### DATA LINES

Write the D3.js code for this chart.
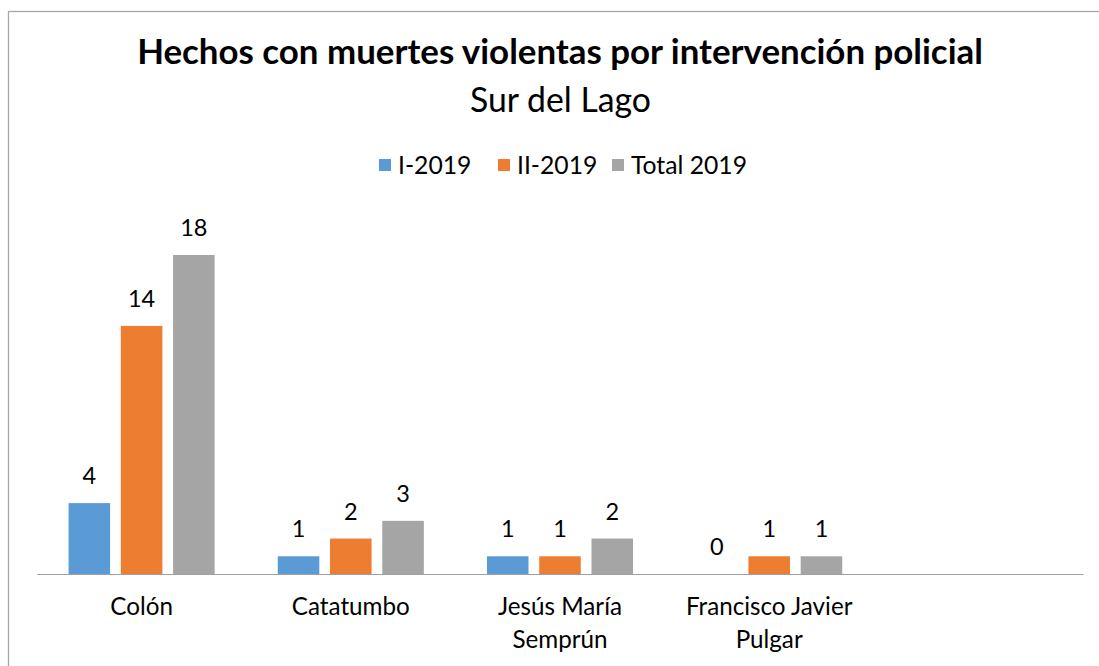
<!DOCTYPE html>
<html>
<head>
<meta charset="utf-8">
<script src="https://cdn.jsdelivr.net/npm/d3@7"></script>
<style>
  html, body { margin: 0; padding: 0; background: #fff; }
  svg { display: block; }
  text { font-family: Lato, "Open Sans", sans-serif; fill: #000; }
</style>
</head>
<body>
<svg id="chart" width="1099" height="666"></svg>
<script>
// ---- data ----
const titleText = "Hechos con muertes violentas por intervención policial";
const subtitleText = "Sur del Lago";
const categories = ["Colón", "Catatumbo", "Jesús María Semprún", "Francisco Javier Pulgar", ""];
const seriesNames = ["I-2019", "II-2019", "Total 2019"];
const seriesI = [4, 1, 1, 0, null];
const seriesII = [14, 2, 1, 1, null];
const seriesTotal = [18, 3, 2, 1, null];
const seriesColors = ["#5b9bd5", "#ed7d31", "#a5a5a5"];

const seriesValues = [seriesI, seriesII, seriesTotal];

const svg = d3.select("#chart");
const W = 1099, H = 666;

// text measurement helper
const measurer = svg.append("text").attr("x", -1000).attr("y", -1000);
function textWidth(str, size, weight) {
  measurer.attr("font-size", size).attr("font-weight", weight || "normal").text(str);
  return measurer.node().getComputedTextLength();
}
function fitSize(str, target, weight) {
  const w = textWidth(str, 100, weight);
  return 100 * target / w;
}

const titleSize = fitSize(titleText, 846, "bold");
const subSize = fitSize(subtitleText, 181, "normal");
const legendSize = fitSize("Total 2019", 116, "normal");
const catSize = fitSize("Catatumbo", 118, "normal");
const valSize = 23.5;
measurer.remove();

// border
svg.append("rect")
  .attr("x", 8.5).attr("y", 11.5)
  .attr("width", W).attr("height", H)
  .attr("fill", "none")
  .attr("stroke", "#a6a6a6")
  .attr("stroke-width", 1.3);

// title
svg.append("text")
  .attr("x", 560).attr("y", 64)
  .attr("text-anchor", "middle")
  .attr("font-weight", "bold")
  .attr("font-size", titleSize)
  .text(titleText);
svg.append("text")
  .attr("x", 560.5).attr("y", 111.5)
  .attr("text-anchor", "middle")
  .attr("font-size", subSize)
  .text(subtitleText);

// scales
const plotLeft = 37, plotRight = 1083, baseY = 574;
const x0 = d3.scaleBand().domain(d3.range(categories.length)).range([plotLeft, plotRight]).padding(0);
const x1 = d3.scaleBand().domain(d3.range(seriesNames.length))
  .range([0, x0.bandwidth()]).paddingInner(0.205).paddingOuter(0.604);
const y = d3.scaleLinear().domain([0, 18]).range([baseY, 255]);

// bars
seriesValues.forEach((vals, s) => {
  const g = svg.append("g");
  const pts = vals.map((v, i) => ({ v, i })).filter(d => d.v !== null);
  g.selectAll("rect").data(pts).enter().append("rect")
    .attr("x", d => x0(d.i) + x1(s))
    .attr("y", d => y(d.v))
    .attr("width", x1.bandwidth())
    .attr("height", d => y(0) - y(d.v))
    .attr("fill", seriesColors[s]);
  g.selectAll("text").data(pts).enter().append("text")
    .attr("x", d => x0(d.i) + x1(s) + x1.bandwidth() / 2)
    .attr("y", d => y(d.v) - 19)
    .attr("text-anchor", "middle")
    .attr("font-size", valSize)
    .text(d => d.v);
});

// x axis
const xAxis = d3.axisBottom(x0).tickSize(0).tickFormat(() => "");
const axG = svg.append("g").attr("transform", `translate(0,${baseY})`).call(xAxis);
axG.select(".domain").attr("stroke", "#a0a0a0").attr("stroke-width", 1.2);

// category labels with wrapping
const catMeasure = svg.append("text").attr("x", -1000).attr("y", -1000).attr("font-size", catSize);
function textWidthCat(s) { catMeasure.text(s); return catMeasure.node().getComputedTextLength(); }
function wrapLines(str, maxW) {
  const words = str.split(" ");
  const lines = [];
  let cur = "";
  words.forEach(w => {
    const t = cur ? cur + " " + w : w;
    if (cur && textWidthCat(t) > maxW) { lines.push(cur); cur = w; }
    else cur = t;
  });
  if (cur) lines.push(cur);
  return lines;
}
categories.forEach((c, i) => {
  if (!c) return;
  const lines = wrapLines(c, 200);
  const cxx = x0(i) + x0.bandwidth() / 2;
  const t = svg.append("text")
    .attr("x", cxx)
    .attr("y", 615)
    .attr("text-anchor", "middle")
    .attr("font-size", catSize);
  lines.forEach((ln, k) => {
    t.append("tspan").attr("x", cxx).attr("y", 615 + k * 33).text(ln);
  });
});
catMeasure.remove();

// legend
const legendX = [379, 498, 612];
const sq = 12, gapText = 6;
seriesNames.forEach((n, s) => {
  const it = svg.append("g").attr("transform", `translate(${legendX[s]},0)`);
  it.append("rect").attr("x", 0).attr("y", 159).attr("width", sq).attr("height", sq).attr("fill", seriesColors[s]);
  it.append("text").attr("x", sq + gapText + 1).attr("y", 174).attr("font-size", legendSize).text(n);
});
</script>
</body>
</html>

### GIVEN REQUEST
Search the data for the word "chart" and copy each line where it appears.

### OUTPUT FOR THIS TASK
Write the D3.js code for this chart.
<svg id="chart" width="1099" height="666"></svg>
const svg = d3.select("#chart");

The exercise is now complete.